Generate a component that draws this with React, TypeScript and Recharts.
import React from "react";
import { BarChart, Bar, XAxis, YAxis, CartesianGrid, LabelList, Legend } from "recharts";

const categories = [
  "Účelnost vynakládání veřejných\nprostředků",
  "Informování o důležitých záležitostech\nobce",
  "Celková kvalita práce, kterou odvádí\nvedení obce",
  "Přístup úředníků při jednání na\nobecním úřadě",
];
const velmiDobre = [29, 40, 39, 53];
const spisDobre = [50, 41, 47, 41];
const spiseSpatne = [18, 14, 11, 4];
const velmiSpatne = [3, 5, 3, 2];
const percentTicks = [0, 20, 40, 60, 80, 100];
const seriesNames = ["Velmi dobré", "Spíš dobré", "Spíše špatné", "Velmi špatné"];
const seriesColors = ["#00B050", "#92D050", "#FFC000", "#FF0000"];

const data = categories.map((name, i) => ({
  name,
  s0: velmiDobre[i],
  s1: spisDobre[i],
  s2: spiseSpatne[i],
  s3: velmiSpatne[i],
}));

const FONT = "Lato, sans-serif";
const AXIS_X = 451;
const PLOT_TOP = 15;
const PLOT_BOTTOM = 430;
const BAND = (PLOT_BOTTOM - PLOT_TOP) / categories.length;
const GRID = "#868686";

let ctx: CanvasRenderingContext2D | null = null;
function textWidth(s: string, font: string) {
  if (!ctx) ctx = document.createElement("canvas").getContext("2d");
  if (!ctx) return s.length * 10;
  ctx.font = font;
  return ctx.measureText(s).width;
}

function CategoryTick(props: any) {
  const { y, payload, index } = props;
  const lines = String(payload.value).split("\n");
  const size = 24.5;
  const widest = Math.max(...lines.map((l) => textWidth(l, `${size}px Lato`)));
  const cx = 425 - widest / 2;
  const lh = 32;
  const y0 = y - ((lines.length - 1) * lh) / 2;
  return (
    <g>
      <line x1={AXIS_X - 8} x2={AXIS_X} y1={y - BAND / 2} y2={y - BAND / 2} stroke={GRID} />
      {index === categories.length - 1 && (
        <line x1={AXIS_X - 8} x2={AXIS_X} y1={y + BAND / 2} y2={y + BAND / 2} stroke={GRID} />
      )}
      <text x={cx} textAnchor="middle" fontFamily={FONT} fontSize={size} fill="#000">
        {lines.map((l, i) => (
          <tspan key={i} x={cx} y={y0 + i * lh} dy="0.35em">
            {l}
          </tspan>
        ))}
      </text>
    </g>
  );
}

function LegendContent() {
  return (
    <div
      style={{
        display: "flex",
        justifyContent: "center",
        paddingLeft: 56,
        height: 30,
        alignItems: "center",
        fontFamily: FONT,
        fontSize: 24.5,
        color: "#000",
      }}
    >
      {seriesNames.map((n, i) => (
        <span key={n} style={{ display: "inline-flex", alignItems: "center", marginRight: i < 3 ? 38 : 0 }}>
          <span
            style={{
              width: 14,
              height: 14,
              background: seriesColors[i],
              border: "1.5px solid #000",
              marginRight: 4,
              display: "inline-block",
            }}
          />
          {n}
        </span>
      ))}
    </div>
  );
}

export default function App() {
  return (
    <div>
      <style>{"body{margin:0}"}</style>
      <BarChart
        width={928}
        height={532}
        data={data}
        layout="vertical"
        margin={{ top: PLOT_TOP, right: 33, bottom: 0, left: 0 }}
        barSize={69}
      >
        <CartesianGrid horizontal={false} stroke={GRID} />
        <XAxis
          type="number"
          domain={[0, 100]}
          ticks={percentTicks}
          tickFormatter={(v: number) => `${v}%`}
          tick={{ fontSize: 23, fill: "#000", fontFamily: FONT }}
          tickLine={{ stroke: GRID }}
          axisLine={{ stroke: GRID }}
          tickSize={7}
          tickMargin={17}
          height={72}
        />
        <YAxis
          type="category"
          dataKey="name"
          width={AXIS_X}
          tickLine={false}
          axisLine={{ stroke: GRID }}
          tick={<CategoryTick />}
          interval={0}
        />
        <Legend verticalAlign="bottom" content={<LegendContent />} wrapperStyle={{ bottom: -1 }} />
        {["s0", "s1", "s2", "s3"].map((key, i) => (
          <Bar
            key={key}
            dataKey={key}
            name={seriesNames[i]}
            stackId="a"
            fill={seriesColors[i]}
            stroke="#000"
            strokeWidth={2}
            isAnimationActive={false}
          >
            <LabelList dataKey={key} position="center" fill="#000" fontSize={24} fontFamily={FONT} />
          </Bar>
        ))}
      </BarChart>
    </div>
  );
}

· · ·

Stated goal | From the listing, copy every line where the string "React" appears.

Reply to the task |
Generate a component that draws this with React, TypeScript and Recharts.
import React from "react";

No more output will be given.